Take every line where the string "this" appears and copy it.

_Items_:

##############################

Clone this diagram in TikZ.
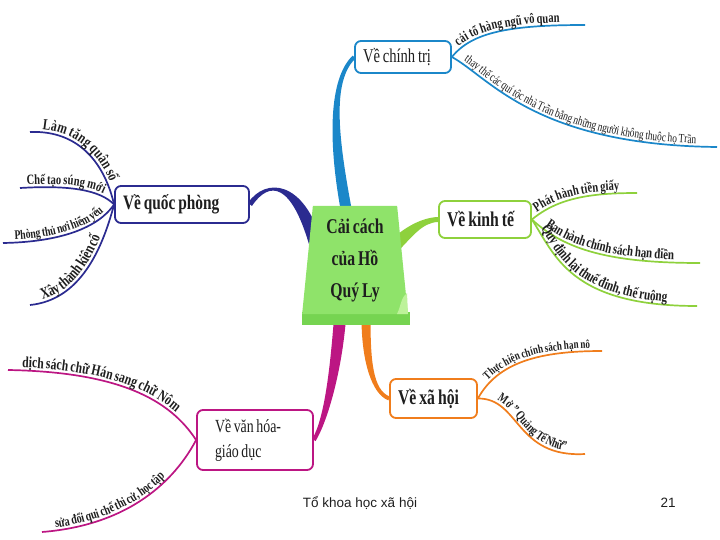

##############################

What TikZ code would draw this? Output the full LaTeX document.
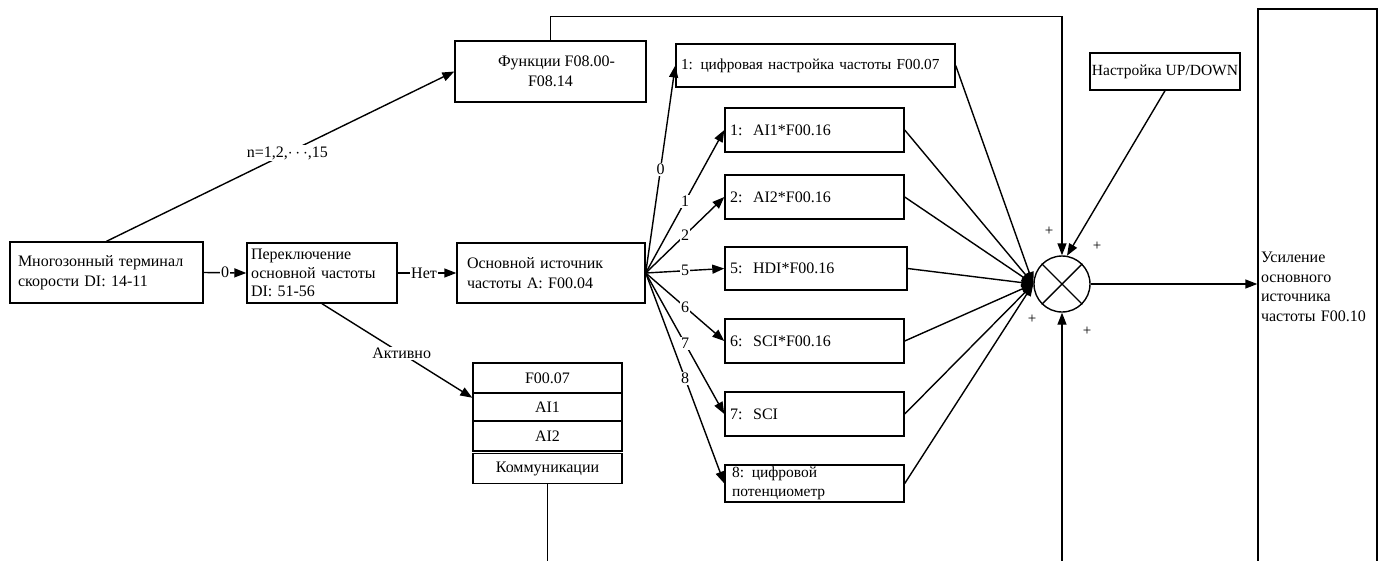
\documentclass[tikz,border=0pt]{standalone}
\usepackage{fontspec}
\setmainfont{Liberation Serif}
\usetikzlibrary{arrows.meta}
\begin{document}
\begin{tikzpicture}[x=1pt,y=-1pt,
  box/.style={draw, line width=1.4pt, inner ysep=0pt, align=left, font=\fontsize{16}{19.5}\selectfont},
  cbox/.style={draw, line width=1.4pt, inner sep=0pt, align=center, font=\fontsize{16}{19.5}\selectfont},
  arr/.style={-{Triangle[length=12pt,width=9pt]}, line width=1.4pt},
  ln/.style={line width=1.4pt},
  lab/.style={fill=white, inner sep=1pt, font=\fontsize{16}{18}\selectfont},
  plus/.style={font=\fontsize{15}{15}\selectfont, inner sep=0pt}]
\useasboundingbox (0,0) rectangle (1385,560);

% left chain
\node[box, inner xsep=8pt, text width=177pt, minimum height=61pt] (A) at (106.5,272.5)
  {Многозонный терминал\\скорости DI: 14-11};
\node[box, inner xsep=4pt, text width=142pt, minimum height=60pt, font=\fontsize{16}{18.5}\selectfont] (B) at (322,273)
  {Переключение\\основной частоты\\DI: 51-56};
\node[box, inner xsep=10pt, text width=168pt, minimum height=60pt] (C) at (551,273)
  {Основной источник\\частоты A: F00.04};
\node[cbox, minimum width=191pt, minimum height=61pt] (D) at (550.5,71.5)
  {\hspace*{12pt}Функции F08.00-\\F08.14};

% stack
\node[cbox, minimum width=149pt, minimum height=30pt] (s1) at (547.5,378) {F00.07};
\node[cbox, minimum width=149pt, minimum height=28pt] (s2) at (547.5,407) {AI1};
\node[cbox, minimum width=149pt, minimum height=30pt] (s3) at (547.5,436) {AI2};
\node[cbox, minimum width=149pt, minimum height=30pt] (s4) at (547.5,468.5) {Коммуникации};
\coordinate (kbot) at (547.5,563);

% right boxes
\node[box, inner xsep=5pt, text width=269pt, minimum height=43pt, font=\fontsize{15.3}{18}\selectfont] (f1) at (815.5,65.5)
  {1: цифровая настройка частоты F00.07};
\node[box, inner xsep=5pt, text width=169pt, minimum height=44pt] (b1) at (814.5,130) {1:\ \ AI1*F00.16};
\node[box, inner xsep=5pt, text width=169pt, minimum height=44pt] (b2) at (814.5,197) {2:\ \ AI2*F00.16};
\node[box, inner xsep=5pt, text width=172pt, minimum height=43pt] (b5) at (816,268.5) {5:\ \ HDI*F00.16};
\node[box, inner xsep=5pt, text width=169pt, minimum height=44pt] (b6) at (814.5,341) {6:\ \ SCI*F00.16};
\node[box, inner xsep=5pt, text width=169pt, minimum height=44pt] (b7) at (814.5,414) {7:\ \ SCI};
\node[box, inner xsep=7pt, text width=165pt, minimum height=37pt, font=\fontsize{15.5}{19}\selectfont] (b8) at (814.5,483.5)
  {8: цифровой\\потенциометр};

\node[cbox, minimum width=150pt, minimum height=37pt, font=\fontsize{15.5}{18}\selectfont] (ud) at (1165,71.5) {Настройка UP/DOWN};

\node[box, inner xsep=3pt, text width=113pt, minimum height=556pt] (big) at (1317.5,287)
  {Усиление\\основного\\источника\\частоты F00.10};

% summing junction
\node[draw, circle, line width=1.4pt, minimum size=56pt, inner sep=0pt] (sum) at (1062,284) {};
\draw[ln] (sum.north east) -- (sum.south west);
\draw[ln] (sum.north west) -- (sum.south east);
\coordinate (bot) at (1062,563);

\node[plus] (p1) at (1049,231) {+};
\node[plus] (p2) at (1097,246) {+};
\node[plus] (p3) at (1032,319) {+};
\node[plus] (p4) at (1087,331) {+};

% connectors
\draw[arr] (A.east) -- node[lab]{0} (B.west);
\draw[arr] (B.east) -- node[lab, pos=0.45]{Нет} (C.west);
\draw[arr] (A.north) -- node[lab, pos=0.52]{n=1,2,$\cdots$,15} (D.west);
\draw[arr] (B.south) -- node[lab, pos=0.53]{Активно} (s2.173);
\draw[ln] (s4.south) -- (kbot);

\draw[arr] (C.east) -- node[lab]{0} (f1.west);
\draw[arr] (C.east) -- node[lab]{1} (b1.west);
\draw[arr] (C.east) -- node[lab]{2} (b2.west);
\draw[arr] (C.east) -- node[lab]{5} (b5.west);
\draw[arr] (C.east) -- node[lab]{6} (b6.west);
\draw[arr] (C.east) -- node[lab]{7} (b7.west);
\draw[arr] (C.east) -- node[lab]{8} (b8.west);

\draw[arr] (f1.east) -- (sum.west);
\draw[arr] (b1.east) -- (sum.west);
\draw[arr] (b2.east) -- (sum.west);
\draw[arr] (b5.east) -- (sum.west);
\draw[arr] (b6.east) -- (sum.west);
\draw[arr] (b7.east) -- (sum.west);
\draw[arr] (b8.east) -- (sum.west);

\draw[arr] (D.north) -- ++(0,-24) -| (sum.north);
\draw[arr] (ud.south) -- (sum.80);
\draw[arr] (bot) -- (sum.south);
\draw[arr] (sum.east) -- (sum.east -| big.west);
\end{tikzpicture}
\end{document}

##############################

_Exercise answer_:
Clone this diagram in TikZ.
What TikZ code would draw this? Output the full LaTeX document.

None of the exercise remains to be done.